Twister:
If you're looking for me to sit down in a comfy armchair with brandy and cigars across from the ghost of Ben Graham, and on his turf using his formulas come up with a defense of SUNW's market cap, you've come to the wrong guy. I can't do it, and neither, as far as I know, can anyone else, except with slogans about 'new eras' that make no more sense to me than the Mythsters' voodoo triangles and endless side-by-side 1929-1999 lists and ho-ho-ho's and "We CRASH on Tuesday". All of it's horsesh*t in one way or another.
My question to you is: what do you want me to do? JC jestingly says 'are you pitching us bonds'. Well guess what: I'm in bonds, just like I'm in MSFT (which I suspect Benjamin Graham would look pretty much askance at also).
I puke just like most people when I hear what Fleckstein calls 'dead fish' on Wall Street trotting out fantasy equations to account for valuations that can't be accounted for.
Here's what I basically know and act on:
1) A 'new era' in stock valuation may not be upon us, but a new era in computing infrastructure most definitely is. Bandwidth changes everything, which is another way of saying 'the network is the computer' (plus a few other things).I'm no financial wizard, but I flatter myself that I know the computer business. Sun is proving every day that they are far and away the best computer company on the planet. Recent developments make me think that the rest of the industry is going to wake up one fine morning to find themselves playing a game of frantic catchup to SUNW that they still at this very late minute don't see coming, including IBM, including HP.
2) This means that I strongly believe that SUNW will experience sharp revenue growth over the next five years, even to the point of making current valuations look less insane to Grahamites. There is no logic to the market; it undervalues many stocks and overvalues a few. I happen to believe, based not on any dead-fish formulas or emotional states but on my own picture of the computer-communications-dataflow industry, that SUNW is less overvalued than other such stocks.
3) I firmly believe that Microsoft's days are numbered. The old roadrunner metaphor of the coyote that runs over the cliff but keeps his legs churning hopefully and doesn't fall until he looks down, applies to MSFT. It boils down to this simple fact: in 90% of cases today, if you're developing an application meant to reach any sizable number of users, and you're not Microsoft, you're going to think, 'Wait, why wouldn't I develop this as a web appplication?' It's that simple. That blows MSFT's model out of the water. Win32 is an asset that is already becoming a liability. They know it too.
4) SUNW does not deal in commodities. It deals in innovation. Not screwdriver innovation like DELL (which really is tremendously overvalued), but technical innovation based on vision. Let's talk again in a year or so and see what effect Jini, SunRay, Java et. al. have had on Sun's bottom line. It will come mostly in the form of increased server, storage, software and services sales, not in three-cent Java licensing fees. That's the idea. The complete solution that Sun is putting together is not a commodity. You're kidding yourself if you think it is.

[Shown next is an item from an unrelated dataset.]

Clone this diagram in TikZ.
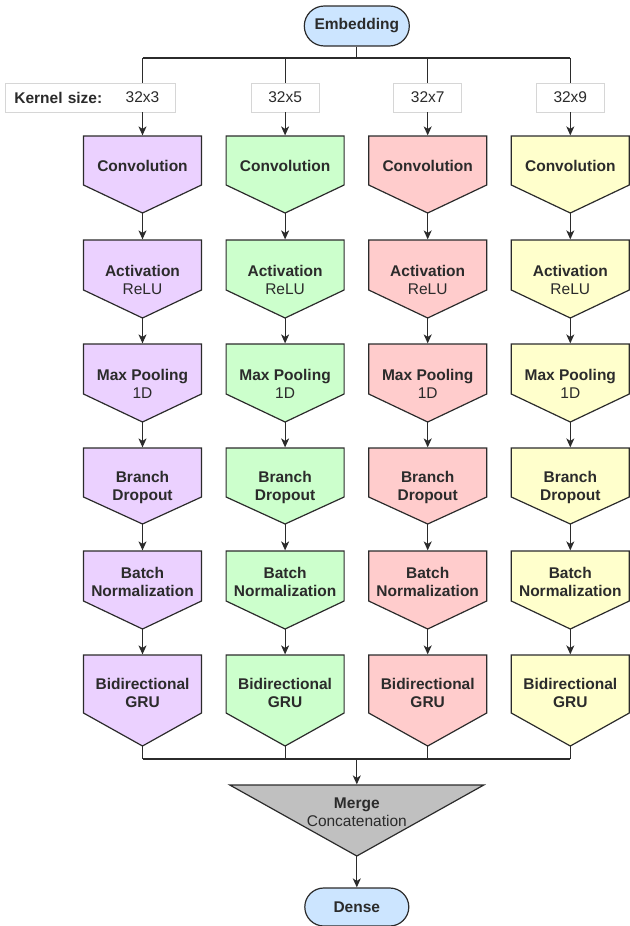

That being said, a P/E this high makes me nervous, and IMHO anybody who is not made nervous by it is crazy, because it puts the stock at the mercy of too many variables, local and international, over which Sun management has no control. (In spite of the fact that SUNW has weathered recent volatility glitches rather well).

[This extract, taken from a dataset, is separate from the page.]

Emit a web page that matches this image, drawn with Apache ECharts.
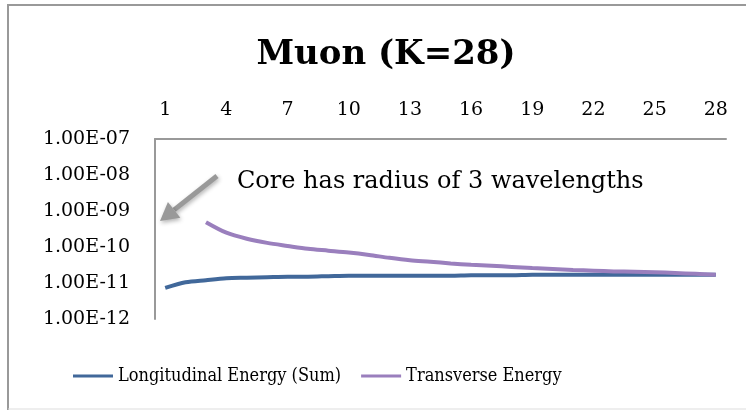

But SUN has been one of the very best investments over the last five years (and that is not open to debate) not just because of "clowns" and "J6Ps" putting their poker money into it, but because its vision and execution is letting Sun take center stage in a major paradigm shift. Not the securities market paradigm shift that the Mythsters rightly ridicule, but an information-based cultural/industrial paradigm shift that is undeniable. I believe the market is to some extent discounting that position in SUNW's case. You phrase it one way "40 points of Java and Jini in the stock". I phrase it another way: "25 points of recognition of future pre-eminence in the stock." If you have to own a high P/E stock, SUNW is the one to own IMHO.
I doubt somehow that will convert you, Ben's ectoplasm, or Buffet, and the Dellsters and MU defenders would probably sing their own versions of the same song. But that's my rationale and I'm sticking to it...cause in my case, I'm right<g>.